In with the new: fostering innovation

Innovation was critical to bringing New Street in on time and on budget – and that meant giving the supply chain a platform to propose their ideas. Paul Dalton, senior project manager for Mace, writes about the lessons he took from the project by using specialist supply chain knowledge to enhance the programme.

Innovation is a mercurial quality to develop in a project team but, given how notoriously unpredictable refurbishments are, we knew it would be critical at Birmingham New Street station. The complexities of the redevelopment meant there was a strong chance our programme would be tested to the limit by developments outside of our control, and we knew we’d need a team that could be agile enough to challenge convention as new issues arose.

We adopted a ‘partnering’ structure with Network Rail, and a delivery route based on a construction management model. Under the arrangement, we jointly procured the packages from our subcontractors with Network Rail, from both the Mace and Network Rail supply chains.

It created a supply chain that was closer to the project and better placed to propose alternative – and more efficient – options. Working closely with our suppliers was critical for finding improvements in cost, time and safety, and ultimately keeping the redevelopment on track. So what were the biggest lessons we took away?

1.  Get people excited about working on the project

Really warm up the market, and get people excited about working on your project. This early and informal engagement helped us to not only get people returning tenders, but also to help them start thinking about the programme, its challenges, and what they had to offer.

2.   Score the right behaviours in procurement

In addition to core skills and compliance, use innovation as a major criteria and score it accordingly – including a mix of qualitative evidence to understand a company’s approach.

3.   Use the contract to set the tone

Once preferred suppliers are on board, having a commercial mechanism for rewarding suppliers for improving the programme means there’s a clear commercial incentive to innovate and generate efficiencies.

4.   Recognise and reward those working at risk

Developing new ways of working can be expensive, so it’s important to recognise where firms need to take a commercial risk, and make a judgement call on whether it’s worth providing a small contract to cover their time and development costs.

5.   Create an environment where you can test out options

Our BIM model was instrumental in trialling and optimising different approaches to our packages of work. It gave us a theoretical environment to test and refine models until we were confident they would work. A stand-out example was reworking our project to move a passenger tunnel which took the public safely through the site to the platforms. We had to move the tunnel to keep passengers away from the atrium demolition. We used the model to take the job from two weeks to just 57 hours, so we could execute it over a bank holiday weekend – minimising disruption to the operational station.

6.   Be rigorous in assessing new approaches

It goes without saying, but clearly we were incredibly robust in analysing the feasibility of any new, innovative approaches. We had a highly skilled technical team to review proposals, but we were also keen to see a business case, so we knew the innovations would make a demonstrable impact on the programme’s bottom line, expedience and safety.

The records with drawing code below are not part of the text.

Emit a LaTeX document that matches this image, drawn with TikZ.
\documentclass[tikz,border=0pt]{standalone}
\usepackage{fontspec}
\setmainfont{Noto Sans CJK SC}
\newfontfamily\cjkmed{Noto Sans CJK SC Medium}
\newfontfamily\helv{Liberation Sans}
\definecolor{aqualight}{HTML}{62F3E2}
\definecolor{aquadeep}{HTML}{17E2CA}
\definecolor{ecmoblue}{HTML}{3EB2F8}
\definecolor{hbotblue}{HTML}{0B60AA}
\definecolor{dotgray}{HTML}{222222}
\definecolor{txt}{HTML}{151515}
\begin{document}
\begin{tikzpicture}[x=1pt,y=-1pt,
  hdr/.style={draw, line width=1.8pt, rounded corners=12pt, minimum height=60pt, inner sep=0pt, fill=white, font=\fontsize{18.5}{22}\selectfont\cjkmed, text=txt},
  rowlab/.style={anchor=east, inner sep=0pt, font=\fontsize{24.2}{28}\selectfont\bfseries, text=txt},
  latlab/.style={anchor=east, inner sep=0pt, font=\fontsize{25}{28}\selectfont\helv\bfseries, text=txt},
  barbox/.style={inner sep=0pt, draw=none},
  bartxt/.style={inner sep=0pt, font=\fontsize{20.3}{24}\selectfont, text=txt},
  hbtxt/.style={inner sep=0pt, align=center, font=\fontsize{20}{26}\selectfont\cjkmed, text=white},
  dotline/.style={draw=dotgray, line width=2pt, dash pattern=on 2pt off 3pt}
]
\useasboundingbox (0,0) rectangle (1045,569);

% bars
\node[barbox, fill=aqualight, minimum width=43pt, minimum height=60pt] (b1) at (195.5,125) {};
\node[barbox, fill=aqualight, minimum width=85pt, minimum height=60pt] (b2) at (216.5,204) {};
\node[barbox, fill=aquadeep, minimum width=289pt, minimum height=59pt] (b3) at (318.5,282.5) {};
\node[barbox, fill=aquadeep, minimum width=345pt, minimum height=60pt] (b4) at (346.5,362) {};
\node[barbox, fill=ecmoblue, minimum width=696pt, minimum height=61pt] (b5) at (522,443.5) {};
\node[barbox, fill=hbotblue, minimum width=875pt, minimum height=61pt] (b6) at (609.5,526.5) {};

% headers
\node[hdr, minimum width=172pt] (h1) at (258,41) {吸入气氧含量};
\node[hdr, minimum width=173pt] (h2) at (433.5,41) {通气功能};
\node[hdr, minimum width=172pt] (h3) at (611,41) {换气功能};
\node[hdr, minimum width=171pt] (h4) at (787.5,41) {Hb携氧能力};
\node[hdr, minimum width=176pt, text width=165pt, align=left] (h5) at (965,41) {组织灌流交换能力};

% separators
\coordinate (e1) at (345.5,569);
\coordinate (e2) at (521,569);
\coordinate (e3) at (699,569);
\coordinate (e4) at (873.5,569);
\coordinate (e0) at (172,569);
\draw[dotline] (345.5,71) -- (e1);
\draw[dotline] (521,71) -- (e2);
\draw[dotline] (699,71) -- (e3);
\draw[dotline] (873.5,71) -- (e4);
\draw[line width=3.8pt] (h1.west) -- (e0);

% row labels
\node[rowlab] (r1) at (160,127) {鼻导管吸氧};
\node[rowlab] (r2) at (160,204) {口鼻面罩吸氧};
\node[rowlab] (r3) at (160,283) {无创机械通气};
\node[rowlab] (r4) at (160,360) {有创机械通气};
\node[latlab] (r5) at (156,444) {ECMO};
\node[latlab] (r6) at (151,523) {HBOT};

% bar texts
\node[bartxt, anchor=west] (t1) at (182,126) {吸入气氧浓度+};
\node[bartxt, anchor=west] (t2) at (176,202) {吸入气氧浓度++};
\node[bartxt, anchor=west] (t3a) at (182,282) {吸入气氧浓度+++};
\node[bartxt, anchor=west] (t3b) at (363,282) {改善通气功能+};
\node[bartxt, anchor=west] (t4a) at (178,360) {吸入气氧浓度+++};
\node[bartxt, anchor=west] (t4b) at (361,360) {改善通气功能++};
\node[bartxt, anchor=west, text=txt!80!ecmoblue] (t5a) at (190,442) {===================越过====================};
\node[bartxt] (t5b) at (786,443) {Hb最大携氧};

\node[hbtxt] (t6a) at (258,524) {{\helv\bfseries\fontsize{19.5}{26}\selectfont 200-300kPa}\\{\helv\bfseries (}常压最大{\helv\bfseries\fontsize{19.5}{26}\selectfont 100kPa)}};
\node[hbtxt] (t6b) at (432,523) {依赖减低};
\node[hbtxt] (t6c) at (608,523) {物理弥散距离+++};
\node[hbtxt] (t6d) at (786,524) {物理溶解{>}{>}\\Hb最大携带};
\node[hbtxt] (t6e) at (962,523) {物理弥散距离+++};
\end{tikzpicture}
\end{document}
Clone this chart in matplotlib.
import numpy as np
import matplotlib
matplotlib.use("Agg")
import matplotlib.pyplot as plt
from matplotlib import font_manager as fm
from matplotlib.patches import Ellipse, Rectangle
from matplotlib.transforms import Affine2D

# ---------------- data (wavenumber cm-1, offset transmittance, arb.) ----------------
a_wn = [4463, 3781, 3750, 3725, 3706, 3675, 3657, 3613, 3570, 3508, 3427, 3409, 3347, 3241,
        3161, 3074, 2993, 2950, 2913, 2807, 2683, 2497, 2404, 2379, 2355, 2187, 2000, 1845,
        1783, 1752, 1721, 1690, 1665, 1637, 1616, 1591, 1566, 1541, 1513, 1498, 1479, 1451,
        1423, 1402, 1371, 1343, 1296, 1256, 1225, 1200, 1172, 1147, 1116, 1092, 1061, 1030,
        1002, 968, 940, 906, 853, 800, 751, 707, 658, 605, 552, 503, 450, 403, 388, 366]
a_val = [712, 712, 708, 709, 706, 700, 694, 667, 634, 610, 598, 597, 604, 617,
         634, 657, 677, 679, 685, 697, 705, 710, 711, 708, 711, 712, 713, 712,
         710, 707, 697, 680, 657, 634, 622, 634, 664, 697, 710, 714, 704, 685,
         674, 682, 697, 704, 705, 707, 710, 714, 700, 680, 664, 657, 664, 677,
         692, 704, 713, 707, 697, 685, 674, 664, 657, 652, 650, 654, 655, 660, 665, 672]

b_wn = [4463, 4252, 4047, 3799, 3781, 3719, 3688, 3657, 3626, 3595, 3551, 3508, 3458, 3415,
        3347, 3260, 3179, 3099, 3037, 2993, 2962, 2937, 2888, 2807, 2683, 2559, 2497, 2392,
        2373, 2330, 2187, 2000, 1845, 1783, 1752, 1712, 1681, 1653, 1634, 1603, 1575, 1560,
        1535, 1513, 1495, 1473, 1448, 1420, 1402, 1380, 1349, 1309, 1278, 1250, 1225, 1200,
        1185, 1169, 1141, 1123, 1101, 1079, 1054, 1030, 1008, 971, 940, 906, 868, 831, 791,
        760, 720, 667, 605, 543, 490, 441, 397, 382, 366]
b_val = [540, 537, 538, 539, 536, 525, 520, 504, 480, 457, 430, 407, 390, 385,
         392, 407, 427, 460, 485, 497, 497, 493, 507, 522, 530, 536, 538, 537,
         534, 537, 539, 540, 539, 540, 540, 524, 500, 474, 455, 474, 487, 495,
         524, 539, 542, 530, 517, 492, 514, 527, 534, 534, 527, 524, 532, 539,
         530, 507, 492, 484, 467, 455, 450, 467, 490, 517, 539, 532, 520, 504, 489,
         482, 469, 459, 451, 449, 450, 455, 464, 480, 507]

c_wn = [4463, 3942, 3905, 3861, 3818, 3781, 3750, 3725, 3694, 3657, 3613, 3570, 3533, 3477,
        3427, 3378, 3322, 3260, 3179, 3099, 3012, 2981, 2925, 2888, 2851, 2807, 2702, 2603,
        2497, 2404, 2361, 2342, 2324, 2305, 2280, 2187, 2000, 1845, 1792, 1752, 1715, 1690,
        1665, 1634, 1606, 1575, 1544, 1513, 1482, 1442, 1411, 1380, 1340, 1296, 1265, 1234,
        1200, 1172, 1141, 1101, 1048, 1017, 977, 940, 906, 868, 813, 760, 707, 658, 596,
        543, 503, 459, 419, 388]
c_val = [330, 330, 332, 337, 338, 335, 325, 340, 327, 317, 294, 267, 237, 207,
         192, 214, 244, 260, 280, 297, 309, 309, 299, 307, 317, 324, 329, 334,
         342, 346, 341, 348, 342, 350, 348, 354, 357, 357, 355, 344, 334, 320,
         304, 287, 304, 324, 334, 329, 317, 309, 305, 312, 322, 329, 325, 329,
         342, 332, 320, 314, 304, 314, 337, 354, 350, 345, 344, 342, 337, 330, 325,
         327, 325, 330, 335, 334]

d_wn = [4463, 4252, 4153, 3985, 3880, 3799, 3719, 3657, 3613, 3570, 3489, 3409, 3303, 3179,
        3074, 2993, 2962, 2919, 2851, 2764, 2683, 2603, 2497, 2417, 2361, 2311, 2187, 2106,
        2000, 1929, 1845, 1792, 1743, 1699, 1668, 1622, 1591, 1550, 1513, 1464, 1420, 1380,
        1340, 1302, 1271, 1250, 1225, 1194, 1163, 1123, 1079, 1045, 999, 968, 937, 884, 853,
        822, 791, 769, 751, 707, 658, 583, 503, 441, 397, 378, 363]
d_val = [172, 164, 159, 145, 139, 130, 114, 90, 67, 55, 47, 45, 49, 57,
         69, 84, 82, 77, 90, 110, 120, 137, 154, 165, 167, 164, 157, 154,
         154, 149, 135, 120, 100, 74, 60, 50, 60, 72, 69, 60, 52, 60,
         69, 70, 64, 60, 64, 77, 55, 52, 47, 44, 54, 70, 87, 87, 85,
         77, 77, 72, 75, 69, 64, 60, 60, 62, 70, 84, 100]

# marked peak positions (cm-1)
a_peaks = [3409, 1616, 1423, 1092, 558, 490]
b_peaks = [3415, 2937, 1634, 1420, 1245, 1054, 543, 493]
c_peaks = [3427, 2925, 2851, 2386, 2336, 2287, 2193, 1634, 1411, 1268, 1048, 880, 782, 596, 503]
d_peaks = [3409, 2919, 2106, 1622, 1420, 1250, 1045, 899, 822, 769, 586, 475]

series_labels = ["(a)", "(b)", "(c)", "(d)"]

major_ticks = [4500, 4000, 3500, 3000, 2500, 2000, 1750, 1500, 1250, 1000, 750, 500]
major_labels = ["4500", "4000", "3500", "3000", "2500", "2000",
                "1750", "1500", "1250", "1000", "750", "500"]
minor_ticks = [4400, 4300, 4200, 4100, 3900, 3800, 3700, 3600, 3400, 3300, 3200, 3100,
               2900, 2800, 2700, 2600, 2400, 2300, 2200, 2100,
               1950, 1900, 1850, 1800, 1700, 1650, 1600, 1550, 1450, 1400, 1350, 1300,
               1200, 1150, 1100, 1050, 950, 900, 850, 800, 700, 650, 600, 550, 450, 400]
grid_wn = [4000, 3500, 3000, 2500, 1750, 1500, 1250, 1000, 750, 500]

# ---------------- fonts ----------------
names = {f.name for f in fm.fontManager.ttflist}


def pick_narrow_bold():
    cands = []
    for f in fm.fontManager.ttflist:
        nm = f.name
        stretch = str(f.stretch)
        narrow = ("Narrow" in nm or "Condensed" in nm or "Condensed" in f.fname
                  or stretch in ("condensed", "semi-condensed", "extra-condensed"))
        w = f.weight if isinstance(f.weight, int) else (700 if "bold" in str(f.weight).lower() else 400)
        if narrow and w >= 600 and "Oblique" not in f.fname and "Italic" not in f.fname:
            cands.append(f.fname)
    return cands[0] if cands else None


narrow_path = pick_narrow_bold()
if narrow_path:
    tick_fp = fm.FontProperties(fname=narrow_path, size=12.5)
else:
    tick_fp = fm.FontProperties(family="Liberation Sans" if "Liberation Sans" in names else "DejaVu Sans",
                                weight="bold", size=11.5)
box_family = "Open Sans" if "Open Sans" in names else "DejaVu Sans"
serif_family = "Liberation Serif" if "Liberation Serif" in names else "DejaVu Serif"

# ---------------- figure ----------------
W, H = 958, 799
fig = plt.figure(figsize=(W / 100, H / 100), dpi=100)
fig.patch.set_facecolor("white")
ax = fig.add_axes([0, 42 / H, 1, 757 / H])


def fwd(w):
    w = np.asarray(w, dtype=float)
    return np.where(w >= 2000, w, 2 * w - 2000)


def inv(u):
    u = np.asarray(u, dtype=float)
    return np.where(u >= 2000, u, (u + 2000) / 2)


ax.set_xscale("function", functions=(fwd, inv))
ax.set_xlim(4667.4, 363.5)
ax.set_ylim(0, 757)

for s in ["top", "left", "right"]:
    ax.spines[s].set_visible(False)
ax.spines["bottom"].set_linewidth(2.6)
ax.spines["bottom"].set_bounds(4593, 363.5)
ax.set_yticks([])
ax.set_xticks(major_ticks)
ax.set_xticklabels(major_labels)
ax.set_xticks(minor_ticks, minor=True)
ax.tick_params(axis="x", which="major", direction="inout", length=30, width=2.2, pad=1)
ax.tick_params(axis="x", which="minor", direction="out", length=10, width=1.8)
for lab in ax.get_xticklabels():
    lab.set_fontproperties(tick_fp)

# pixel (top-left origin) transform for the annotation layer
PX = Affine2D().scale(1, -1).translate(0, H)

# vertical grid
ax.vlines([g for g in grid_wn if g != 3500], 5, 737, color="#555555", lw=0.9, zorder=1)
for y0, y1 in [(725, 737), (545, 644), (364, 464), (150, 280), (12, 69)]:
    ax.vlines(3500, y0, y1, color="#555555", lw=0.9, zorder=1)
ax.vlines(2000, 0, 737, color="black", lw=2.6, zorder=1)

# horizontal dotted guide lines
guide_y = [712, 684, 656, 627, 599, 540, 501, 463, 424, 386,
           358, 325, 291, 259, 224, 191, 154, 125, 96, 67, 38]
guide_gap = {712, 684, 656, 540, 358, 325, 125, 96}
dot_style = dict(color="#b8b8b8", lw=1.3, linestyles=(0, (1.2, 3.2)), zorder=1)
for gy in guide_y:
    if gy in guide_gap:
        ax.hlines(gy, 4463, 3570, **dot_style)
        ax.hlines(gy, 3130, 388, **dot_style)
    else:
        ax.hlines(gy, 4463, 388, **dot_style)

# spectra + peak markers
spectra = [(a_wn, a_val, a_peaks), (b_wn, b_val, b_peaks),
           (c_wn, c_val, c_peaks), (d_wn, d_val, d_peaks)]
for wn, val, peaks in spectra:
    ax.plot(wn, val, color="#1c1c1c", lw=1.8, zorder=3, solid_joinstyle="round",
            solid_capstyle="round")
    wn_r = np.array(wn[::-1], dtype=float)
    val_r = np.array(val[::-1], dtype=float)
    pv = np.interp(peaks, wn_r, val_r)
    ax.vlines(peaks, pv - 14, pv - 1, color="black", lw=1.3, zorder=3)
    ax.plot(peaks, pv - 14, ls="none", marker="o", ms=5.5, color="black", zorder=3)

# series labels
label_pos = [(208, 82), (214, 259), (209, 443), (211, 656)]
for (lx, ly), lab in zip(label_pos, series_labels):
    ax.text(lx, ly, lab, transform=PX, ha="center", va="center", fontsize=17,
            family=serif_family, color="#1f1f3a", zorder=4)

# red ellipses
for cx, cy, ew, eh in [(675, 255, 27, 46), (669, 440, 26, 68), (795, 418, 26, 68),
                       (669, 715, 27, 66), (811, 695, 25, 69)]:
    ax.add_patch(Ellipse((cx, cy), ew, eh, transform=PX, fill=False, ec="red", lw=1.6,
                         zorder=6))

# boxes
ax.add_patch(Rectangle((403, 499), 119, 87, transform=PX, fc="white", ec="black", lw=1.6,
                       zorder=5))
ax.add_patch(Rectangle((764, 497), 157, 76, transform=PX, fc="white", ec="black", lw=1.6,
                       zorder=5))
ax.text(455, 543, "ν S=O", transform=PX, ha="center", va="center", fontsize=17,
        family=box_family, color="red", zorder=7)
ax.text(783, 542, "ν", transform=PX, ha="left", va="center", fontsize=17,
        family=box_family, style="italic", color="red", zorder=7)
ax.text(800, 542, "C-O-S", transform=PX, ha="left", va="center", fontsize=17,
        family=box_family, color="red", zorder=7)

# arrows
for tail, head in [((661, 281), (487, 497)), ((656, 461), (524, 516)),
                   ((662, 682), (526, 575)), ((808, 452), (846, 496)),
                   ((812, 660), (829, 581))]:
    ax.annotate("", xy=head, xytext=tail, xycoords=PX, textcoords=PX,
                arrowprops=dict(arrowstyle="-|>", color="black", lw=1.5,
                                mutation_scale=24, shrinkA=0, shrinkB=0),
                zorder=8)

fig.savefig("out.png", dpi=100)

On a final note, I’d like to give credit for some of the innovations our suppliers introduced to the project. We worked with over 60 different subcontractors for significant packages on Birmingham New Street.

Innovations at New Street

The ‘Mega Muncher’

Our demolition specialist, Coleman & Company, worked on Birmingham New Street for six years continuously. But a major challenge was to complete the demolition of the old Pallasades shopping centre to create the space beneath the atrium roof in the second half of the project.

We couldn’t work overnight using conventional demolition techniques, so we worked with Coleman & Company and JCB to develop a bespoke excavator that would pulverise the beams, instead of breaking them and work within the constraints of the existing structure and operational station. The noise reduction allowed us to work overnight without disrupting residents and – together with lean construction techniques and detailed modelling – contributed to a significant 50% reduction in the length of the demolition programme.

Taking it off-site: the service spine

During Phase One, we installed new services to the building to serve the Phase One concourse that opened in April 2013. The original plan had been to thread new services throughout the building. But we worked with M&E specialist NG Bailey to develop a better approach: a service ‘spine’ consisting of 24 modules, built off-site and installed to form a single unit along the width of the station.

The 300 tonne spine includes two maintenance walkways and suspended plant rooms, as well as external cladding for fire protection. It measures seven metres wide, three metres high and spans 126 metres above the new station concourse across New Street. NG Bailey manufactured the spine’s modules at its own facility and installed them in just 15 working days. All the work was carried out by a team of eight working between 8pm and 7am.

The system saved 10,000 working hours by moving most of the work to the factory floor, and reduced carbon emissions by 57 per cent through lower amounts of waste. This was NG Bailey’s biggest ever example of manufacturing a services system off-site. It was delivered ahead of schedule and now has a life span of some 60 years.